Thuerbach sees the emotional satisfaction of a log home as a prime mover behind the market.

“The more technology there is, the better it is for log homes,” he said. As Thuerbach explains, the profusion of cell phones, faxes and computers generates a desire for something simpler.

“I really suspect there’s a deep psychology here,” said Lynne McNamara, a retired interior designer, of the pleasures of her Aspen home. “It stimulates creativity to live in a log house.”

“I don’t particularly get attached to inanimate objects,” said Dave Meadow, who retired from Wall Street seven years ago to the Bitterroot Valley, of his 6,000-square-foot log home. “But I certainly feel stronger about this home than I do my other homes.”

“A log home is a dream home,” said Tom Kupferer, brother of John and publisher of Building Systems magazine, a trade publication. “People who are interested, are passionately interested.
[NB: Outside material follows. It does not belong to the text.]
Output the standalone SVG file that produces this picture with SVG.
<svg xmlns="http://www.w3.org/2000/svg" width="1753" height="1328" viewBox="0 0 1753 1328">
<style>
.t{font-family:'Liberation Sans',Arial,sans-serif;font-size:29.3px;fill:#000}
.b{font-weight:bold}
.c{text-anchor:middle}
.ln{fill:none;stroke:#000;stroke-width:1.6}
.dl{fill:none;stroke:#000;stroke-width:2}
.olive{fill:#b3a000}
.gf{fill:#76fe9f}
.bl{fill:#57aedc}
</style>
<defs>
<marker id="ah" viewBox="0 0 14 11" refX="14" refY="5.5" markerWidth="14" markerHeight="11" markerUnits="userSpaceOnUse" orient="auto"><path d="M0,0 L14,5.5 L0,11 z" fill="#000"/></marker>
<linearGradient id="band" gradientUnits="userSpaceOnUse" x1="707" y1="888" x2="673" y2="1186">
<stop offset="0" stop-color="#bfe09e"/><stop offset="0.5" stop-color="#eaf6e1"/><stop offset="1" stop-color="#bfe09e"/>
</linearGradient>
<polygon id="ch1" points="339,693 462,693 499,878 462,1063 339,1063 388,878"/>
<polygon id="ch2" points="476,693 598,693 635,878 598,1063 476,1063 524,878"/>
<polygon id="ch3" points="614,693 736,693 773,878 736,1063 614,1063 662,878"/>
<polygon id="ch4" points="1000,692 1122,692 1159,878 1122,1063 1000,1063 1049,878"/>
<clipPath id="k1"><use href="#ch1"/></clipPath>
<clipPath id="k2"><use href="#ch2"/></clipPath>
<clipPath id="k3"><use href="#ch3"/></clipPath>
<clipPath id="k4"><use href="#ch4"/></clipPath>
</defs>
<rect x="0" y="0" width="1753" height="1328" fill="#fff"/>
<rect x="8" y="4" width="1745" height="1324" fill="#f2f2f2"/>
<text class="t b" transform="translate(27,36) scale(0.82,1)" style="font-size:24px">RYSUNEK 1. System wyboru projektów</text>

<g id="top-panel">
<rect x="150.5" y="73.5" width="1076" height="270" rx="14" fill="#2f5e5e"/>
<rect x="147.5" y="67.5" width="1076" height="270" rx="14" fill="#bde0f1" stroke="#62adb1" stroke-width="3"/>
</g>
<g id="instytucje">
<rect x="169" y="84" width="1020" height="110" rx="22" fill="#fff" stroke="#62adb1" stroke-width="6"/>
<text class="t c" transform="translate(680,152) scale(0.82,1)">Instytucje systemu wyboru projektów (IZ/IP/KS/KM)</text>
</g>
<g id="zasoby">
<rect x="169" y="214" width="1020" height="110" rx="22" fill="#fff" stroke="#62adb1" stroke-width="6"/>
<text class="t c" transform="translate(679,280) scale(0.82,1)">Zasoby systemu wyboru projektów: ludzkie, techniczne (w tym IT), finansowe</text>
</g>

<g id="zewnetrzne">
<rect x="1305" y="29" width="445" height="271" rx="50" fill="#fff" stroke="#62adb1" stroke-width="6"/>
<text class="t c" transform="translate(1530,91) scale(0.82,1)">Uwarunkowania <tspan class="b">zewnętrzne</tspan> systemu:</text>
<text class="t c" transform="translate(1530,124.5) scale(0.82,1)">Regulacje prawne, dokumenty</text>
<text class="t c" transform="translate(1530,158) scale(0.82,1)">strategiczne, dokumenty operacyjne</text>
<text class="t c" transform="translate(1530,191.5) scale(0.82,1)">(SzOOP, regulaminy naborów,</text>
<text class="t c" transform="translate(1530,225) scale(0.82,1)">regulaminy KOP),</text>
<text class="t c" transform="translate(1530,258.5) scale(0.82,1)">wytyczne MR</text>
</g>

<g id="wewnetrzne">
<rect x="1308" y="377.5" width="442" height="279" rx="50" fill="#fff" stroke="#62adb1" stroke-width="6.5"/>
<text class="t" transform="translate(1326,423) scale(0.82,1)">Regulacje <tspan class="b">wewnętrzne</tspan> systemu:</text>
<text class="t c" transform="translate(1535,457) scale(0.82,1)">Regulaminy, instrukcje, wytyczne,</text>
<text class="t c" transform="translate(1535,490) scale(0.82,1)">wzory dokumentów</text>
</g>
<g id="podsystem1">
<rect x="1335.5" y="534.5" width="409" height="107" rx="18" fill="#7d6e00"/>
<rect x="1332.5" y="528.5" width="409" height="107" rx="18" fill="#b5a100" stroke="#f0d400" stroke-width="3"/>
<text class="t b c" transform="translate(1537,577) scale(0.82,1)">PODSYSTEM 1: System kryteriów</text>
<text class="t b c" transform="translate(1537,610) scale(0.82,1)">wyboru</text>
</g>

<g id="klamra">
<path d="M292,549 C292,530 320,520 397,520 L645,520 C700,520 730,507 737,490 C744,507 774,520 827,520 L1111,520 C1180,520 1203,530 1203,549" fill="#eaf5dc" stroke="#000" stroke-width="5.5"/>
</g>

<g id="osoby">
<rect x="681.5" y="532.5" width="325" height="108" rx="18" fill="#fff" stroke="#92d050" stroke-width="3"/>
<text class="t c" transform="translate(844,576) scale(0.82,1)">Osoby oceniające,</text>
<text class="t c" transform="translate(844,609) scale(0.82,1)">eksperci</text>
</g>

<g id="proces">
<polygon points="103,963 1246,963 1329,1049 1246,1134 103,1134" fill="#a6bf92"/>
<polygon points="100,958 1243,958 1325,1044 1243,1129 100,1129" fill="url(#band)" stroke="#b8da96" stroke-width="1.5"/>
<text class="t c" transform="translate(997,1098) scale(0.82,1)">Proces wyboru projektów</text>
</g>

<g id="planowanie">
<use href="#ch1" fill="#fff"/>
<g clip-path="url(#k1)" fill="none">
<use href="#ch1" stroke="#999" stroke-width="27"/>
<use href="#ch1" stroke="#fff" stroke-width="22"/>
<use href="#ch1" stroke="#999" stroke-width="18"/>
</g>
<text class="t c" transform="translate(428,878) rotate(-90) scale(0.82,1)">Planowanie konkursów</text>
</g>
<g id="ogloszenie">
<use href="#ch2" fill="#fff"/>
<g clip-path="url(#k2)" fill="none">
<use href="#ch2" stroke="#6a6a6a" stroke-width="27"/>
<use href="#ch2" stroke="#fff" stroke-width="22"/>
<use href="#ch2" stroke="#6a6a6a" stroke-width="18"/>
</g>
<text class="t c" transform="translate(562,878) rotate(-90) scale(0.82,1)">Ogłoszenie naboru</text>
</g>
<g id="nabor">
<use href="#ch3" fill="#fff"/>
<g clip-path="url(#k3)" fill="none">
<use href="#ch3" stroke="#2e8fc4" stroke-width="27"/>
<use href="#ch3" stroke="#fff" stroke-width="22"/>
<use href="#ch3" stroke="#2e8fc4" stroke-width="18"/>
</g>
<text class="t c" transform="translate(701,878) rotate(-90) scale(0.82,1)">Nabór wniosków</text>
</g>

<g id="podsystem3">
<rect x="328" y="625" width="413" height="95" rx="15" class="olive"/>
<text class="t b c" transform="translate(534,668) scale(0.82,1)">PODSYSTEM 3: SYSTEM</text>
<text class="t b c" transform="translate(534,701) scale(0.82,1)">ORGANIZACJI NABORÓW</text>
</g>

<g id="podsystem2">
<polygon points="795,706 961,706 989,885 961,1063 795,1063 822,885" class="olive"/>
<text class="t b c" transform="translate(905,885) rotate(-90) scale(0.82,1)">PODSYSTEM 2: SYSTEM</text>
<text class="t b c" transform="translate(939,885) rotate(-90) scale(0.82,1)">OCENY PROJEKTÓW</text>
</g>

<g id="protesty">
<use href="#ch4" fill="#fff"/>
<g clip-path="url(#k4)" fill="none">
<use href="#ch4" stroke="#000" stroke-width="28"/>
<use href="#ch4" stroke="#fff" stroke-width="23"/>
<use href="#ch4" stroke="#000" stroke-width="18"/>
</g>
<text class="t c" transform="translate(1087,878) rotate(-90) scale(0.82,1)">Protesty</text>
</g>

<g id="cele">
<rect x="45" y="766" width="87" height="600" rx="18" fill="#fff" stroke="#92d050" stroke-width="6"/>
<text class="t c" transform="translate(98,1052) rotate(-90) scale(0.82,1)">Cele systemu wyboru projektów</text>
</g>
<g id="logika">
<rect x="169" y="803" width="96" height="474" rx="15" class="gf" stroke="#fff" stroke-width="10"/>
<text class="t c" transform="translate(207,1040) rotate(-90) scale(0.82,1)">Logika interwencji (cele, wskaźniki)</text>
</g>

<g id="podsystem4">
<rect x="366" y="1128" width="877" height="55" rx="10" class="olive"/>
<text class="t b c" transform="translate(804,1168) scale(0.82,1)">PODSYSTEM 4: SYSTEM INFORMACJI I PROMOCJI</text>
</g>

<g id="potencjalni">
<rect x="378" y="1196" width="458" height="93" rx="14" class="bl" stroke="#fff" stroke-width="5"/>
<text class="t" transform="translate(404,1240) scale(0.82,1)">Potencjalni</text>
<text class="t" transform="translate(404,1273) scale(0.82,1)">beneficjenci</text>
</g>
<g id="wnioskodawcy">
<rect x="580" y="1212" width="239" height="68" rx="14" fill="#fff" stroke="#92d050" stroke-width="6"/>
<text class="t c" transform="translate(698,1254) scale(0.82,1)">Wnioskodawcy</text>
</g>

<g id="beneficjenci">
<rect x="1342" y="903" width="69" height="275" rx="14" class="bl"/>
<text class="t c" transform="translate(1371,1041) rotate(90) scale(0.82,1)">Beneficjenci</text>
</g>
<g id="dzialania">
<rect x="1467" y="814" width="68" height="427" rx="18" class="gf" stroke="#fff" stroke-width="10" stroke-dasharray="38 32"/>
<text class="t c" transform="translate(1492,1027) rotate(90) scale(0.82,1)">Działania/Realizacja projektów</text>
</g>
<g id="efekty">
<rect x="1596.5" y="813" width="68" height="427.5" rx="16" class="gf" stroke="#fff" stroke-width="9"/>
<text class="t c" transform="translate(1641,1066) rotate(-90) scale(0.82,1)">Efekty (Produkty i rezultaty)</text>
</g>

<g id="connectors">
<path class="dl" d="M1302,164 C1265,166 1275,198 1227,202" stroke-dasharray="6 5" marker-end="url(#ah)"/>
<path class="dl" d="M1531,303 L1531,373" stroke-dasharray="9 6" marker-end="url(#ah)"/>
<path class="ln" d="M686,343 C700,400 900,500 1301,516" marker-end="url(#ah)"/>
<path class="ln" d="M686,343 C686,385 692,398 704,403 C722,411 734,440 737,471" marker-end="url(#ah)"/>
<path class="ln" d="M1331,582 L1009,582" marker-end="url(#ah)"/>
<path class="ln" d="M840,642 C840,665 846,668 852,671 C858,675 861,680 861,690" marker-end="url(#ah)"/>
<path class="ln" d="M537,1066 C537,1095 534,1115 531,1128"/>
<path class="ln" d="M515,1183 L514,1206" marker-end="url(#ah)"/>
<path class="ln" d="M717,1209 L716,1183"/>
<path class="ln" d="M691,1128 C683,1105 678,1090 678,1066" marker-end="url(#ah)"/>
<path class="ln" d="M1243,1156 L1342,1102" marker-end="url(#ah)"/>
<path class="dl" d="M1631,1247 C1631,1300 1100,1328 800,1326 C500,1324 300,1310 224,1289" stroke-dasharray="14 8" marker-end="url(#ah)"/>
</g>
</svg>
It’s like a cult.”

If it’s a cult, then it’s a well-heeled cult.

“I’m not building any for newlyweds,” deadpanned Thuerbach. “They are the Mercedes Benz of housing.”

Thuerbach said the basic log home costs about 10 percent to 15 percent more than a conventional frame house of the same size. But price isn’t a factor for most log home buyers.

And the cost per square foot of the finished log home, Thuerbach said, far outpaces the frame house because of all the fancy doodads and custom work demanded by the buyers.

Field stone fireplaces, slate counter tops, trellises and trestles - all this luxury package gear is generally standard with the handmade log home. Extras, in this line of construction, really mean extras - the indoor basketball court for one sporty Texan. Or the lap pool, or the stable, or the media room, or the observatory.

And there’s another, less visible expense. Log homes may look warm and cozy, but thermal studies show logs are not great insulators.

“In the winter, the heat goes in one direction - out,” said Tom Gorman, a professor of forest products at the University of Idaho. “They would actually be better performers in the desert.”